A partir du début du 21 siècle, les jeunes générations vont se marier de plus en plus tard, voire choisir de ne pas se marier, ou d’autres formes de partenariats de vie, avoir moins d’enfants et se détacher des biens matériels qui caractérisent la génération de nos parents.

III) Que nous réserve l’avenir

Parlons ici rapidement des maux au travail nouvellement définis, tels que le Bore-Out (definition) ou le Brown-Out (definition), qui qualifient la vacuité et l’ennui extrême au travail et pouvant mener à des formes de dépression qui s’ancrent sur l’absence de sens et d’utilité du travail.

Nous voyons fleurir dans les médias les récits de personnes ayant arrêté la vie de bureau pour retourner à un métier qui aurait davantage de sens. Force est de constater que les métiers qui ont du sens sont souvent ceux que permettent de subvenir aux premiers étages de la Pyramide (le soin, la production de nourriture, les métiers manuels, de construction etc), les mêmes que nous avions décidé d’abandonner lors de la première vague de bouleversement du modèle, autour de mai 68.

Les étages les plus élevés de la Pyramide rejoignent de plus en plus sa base primaire : nos besoins d’estime et d’accomplissement sont assouvis lorsque l’on parvient à réorienter notre vie et nos occupations vers les tâches qui jadis, étaient jugées aliénantes voire déshumanisantes. Prenons l’exemple de l’explosion du phénomène des fermes urbaines, qui se développent un peu partout en France (https://lejournal.cnrs.fr/articles/le-boom-de-lagriculture-urbaine) ! Quête de sens ? Retour à la base ? Boboïsation ? Phénomène éphémère ou retour durable à la terre ?

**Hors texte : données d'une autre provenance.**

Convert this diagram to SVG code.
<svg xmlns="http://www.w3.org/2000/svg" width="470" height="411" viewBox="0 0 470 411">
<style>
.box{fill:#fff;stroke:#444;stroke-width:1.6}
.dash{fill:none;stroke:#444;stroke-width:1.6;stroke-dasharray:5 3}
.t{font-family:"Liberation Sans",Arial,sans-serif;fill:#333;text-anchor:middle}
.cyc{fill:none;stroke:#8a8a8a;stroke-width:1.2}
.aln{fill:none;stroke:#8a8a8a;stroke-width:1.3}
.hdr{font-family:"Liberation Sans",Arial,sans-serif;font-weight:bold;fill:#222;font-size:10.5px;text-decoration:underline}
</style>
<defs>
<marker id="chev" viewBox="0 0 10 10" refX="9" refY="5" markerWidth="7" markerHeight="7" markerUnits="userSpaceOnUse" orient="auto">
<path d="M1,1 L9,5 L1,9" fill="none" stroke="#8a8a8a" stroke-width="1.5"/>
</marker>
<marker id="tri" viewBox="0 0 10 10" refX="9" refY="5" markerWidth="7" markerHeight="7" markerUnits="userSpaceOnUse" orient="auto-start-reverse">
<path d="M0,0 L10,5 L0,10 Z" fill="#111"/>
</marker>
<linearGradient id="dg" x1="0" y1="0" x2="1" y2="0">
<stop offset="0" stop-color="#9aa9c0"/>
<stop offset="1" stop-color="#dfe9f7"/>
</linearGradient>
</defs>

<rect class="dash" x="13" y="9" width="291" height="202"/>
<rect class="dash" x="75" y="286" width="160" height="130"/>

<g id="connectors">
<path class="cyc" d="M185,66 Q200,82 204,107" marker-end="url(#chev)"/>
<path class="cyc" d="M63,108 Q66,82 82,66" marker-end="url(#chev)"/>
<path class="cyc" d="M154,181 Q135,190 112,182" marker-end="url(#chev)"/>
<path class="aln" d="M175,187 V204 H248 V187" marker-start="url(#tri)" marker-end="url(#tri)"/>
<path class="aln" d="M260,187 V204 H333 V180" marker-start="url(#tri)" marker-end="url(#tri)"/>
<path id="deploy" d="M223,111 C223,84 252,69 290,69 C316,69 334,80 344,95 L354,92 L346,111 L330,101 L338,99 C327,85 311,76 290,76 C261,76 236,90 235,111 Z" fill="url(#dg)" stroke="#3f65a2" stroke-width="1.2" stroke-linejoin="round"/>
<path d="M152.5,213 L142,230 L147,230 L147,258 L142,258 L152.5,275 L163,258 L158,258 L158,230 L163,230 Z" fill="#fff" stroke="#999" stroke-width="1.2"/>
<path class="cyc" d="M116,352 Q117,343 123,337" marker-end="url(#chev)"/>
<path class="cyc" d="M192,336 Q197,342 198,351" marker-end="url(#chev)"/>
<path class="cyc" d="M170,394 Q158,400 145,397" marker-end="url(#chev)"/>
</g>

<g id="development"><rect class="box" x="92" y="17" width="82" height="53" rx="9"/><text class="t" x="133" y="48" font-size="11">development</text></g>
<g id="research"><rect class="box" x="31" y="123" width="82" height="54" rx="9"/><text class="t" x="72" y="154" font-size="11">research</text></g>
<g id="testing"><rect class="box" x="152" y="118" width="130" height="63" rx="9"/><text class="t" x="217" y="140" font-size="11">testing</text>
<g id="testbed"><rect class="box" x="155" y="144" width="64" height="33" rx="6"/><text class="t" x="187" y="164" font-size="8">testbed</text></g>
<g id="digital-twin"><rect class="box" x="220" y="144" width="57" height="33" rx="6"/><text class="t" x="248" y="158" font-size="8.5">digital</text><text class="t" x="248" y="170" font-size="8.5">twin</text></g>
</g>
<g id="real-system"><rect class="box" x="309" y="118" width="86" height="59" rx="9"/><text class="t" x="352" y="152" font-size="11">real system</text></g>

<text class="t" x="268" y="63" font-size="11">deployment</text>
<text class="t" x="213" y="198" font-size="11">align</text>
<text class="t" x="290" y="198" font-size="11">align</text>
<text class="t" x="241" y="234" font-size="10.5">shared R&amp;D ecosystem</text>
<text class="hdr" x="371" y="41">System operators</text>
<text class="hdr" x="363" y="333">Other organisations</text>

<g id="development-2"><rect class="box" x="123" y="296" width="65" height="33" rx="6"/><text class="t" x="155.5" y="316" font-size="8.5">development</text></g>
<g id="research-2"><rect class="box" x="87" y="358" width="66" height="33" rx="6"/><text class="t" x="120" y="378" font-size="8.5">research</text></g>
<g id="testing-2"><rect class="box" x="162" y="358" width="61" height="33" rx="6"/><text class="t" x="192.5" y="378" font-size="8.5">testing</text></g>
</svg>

Je fais le pari que plus nous progresserons dans les décennies à venir, plus nous verrons des crises de la trentaine, quarantaine et voir même de la cinquantaine aboutir à des reconversions vers des métiers et des artisanats qui avaient perdu de leur splendeur au détriment de tous ces métiers qui, aujourd’hui, ne nous font déjà plus rêver.

IV) Conclusion

La crise de la COVID à fini de mettre en exergue la catégorie jusqu’alors floue des métiers que l’on devrait objectivement considérer comme “utiles” à nos sociétés. Force est de constater que ce ne sont pas les emplois du “prestige” qui étaient à la fête. Cette pandémie a été un véritable choc : eh non… Nos diplômes prestigieux, nos outils complexes et nos fichiers excels qui faisaient hier — on le croyait ! — tourner le monde (notre monde) ne sont pas le tissu qui maintenait la société debout (et j’en sais quelque chose, travaillant moi-même dans le secteur financier et n’ayant jamais eu un job manuel).

Pardonnez ce poncif mais ce ne sont pas les responsables marketing, le management, nos auditeurs ou encore les chiefs happiness officers que l’on a applaudis à nos fenêtres. Ce ne sont pas les CTO, CFO, COO, CPO, CMO, PO… qui ont alimenté nos supermarchés.

Je pense que, parmi les effets aujourd’hui sous-étudiés de cette crise planétaire (sanitaire, financière, économique et sociale) va émerger un mouvement massif de réorientation ou d’orientation de nos jeunes générations vers ces métiers que l’on sait aujourd’hui apporter plus de “sens”, pour soi comme pour la société.

La question qu’il faut maintenant se poser est de savoir si le regain d’intérêt que vont connaître ces métiers entraînera une revalorisation pécuniaire ainsi que durable de l’estime qu’on leur porte.